* BEGIN Extracted information *
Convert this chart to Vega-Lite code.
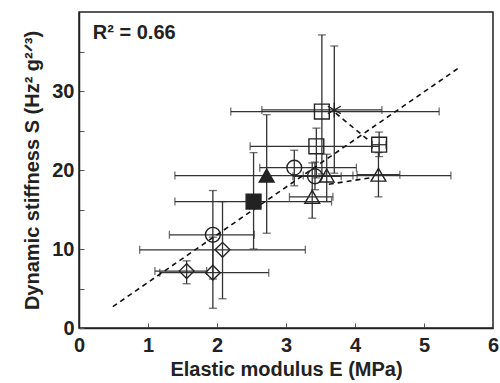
* END Extracted information *
* BEGIN Extracted information *
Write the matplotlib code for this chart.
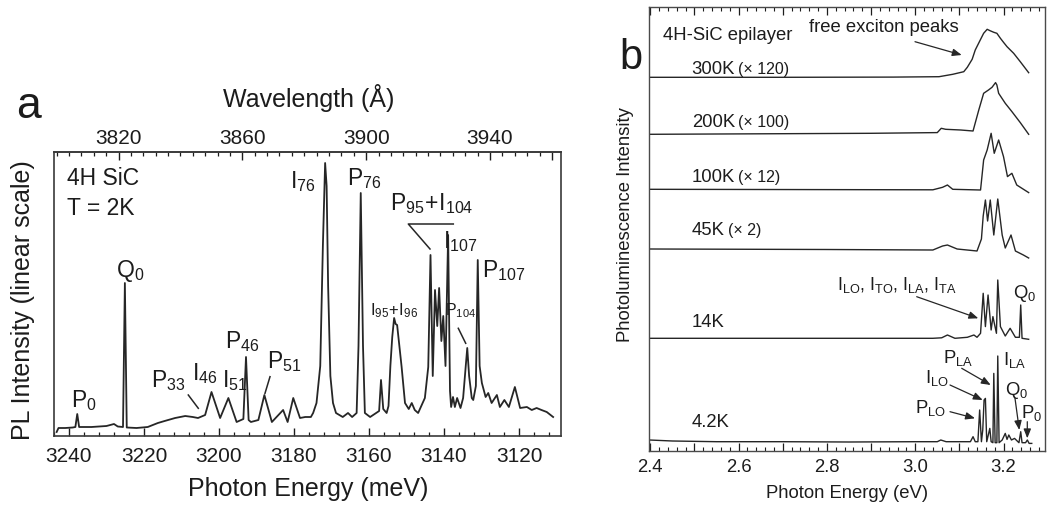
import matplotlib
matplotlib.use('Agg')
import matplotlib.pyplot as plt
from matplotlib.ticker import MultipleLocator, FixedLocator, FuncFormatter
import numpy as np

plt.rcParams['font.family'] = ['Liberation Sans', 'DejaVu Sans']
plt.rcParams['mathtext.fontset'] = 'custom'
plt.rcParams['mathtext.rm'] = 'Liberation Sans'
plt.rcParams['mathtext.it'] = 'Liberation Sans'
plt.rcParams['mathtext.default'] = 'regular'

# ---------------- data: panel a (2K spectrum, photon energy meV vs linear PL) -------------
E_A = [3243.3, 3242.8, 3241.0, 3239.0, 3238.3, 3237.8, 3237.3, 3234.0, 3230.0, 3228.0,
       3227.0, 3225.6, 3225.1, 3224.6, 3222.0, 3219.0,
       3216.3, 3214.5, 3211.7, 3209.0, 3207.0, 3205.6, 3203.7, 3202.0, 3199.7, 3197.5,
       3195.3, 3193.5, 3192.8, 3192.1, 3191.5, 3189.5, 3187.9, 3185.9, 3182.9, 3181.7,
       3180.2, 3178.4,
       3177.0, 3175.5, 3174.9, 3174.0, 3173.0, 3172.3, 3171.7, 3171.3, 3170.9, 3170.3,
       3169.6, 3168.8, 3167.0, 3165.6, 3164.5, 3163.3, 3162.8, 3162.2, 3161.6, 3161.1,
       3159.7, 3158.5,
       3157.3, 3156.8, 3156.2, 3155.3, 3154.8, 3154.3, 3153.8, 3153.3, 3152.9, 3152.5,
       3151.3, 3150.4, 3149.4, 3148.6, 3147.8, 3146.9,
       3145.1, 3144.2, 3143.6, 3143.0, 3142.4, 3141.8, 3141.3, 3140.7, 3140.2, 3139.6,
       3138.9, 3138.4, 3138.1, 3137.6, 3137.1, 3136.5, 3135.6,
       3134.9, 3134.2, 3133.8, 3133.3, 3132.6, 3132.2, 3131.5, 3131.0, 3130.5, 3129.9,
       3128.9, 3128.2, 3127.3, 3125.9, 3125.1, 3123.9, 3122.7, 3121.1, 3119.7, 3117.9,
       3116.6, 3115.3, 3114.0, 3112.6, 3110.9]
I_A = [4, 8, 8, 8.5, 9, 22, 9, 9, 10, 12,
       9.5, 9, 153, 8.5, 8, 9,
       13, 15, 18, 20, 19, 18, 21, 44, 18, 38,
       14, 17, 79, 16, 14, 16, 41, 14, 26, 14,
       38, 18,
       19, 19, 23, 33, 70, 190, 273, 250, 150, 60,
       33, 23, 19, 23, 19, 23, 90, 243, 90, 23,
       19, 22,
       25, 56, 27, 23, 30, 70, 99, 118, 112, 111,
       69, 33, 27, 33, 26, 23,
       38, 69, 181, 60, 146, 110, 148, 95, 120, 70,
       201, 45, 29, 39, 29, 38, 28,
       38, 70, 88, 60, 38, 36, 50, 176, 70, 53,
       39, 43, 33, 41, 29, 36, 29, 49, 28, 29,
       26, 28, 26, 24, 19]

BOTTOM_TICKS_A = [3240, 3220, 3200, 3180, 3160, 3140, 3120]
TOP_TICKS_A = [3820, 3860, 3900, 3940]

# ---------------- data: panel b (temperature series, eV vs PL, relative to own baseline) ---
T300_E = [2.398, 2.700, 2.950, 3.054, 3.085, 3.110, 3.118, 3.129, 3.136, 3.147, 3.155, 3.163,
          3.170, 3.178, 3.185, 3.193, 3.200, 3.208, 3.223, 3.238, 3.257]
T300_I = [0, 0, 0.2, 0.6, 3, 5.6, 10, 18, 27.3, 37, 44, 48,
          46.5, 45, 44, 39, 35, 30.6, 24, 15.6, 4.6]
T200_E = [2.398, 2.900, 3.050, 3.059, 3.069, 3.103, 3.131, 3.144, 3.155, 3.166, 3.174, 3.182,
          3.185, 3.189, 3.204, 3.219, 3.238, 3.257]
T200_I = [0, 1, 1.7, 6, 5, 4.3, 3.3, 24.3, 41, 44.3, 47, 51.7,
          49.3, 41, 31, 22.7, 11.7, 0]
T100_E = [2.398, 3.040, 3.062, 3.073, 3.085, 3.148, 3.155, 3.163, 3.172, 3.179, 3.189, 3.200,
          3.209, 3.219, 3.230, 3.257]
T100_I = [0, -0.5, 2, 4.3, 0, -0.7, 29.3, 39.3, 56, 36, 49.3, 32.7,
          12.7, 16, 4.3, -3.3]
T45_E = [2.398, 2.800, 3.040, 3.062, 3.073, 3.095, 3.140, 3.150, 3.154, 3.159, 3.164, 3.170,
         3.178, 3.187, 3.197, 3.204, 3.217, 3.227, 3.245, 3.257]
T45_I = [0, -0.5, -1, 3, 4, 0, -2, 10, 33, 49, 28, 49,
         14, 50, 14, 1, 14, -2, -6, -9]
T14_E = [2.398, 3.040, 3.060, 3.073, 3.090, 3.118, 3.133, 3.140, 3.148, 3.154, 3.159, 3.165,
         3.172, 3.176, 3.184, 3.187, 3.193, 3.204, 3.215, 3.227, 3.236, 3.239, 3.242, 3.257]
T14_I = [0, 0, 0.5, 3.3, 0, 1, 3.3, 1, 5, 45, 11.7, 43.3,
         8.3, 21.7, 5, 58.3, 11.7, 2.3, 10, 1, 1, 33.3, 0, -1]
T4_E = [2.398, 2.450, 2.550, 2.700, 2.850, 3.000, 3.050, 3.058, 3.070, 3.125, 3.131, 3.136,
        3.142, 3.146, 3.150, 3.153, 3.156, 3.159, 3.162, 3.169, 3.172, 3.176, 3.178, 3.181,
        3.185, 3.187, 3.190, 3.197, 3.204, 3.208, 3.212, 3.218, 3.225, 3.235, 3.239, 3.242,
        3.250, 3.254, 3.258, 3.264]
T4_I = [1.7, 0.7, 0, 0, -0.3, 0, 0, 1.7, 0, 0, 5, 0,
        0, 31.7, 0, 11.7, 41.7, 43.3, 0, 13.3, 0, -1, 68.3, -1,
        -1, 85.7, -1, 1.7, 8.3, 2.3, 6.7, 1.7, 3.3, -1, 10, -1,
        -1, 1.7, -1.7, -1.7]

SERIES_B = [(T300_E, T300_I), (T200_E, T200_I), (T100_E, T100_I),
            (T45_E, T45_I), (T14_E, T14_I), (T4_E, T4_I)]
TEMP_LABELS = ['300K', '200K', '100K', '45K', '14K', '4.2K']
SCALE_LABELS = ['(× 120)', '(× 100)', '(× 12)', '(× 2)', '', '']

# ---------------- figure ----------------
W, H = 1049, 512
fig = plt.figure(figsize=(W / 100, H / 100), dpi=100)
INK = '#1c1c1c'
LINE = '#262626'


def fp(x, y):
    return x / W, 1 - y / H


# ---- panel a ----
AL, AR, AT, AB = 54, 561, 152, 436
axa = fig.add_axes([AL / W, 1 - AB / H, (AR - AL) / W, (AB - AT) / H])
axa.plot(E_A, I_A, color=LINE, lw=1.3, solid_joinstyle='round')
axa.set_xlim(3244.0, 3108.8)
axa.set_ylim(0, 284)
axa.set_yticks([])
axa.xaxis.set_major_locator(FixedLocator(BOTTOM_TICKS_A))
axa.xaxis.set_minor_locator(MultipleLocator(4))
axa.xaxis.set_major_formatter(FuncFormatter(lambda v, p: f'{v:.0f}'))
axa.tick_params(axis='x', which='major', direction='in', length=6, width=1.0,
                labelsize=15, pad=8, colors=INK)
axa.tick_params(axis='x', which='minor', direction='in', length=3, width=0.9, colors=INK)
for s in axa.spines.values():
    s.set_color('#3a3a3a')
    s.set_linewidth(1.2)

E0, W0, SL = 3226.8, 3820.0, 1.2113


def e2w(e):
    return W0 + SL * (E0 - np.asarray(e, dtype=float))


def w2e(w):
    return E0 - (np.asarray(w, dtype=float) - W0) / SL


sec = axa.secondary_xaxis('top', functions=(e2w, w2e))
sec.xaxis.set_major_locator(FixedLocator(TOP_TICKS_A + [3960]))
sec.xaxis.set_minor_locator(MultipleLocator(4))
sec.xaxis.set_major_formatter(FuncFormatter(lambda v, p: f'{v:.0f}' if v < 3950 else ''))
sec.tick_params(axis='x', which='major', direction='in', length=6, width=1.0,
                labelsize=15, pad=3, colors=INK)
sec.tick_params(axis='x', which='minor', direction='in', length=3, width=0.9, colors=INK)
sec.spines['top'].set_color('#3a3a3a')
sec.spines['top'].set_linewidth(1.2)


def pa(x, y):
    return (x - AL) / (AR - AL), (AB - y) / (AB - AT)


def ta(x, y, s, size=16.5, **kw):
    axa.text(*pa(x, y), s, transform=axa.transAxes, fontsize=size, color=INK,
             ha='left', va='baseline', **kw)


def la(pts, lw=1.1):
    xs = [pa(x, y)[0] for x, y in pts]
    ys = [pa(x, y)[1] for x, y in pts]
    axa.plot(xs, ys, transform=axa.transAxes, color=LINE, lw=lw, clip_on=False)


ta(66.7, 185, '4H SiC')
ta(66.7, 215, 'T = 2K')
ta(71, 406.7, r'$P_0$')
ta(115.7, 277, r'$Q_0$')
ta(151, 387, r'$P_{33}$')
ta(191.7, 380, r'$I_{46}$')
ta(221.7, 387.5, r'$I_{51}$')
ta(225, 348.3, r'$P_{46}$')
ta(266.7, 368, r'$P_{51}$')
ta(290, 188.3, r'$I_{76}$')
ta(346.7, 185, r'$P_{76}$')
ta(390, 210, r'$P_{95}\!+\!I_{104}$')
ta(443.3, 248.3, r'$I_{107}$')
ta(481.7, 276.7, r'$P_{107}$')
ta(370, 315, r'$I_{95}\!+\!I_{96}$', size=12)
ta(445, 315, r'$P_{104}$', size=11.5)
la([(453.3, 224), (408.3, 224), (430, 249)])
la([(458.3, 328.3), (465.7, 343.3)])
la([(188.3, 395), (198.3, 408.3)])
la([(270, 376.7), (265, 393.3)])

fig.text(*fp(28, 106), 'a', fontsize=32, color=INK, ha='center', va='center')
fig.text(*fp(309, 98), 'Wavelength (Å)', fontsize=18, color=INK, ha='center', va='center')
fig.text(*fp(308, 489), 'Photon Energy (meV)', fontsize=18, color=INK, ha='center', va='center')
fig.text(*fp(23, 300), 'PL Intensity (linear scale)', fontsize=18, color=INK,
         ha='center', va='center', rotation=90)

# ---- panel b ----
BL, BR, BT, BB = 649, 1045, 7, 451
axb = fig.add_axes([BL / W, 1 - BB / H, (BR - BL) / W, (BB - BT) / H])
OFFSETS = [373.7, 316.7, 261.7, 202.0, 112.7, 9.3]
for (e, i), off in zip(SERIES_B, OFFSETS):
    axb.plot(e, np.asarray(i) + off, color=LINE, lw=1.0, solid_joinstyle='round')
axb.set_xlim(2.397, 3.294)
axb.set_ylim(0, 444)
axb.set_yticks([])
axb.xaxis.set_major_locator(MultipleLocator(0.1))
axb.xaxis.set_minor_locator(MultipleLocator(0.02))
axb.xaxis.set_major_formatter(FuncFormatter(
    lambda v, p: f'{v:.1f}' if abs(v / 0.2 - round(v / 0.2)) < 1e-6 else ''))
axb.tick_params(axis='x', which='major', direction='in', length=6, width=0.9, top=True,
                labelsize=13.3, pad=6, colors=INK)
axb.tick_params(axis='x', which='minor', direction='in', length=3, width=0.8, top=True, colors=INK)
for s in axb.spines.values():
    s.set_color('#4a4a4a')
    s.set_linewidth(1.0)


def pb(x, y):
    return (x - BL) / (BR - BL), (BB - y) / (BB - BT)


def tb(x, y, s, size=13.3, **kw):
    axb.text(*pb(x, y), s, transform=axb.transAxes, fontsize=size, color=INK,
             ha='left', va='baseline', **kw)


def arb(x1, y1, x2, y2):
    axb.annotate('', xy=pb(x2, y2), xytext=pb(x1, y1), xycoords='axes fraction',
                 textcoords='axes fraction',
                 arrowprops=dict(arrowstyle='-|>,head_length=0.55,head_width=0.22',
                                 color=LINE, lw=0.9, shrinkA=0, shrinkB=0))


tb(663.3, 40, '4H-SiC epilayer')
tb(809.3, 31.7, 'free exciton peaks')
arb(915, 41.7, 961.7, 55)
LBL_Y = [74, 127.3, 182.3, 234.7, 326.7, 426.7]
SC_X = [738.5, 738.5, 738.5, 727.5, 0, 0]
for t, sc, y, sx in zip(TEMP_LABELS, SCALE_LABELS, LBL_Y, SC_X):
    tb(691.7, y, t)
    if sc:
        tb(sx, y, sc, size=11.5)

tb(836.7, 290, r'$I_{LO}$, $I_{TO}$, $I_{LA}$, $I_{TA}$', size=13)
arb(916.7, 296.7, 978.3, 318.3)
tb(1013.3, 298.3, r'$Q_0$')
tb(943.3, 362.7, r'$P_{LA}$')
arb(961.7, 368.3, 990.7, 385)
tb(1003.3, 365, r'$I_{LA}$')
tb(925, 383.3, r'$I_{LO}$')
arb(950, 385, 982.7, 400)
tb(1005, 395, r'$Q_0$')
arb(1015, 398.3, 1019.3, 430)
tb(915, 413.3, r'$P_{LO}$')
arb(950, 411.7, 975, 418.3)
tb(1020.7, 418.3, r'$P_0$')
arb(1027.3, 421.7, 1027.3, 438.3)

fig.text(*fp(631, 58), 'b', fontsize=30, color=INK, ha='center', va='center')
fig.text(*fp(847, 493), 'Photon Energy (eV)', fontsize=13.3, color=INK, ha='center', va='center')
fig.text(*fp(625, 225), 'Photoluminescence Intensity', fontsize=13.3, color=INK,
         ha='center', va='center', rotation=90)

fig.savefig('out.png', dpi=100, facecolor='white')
* END Extracted information *
Make an exact copy of only the lines from the one with "Write the matplotlib code for this chart." through the one with "plt.rcParams['mathtext.default'] = 'regular'". Pictures don't belong in it.

» **Written reply**
Write the matplotlib code for this chart.
import matplotlib
matplotlib.use('Agg')
import matplotlib.pyplot as plt
from matplotlib.ticker import MultipleLocator, FixedLocator, FuncFormatter
import numpy as np

plt.rcParams['font.family'] = ['Liberation Sans', 'DejaVu Sans']
plt.rcParams['mathtext.fontset'] = 'custom'
plt.rcParams['mathtext.rm'] = 'Liberation Sans'
plt.rcParams['mathtext.it'] = 'Liberation Sans'
plt.rcParams['mathtext.default'] = 'regular'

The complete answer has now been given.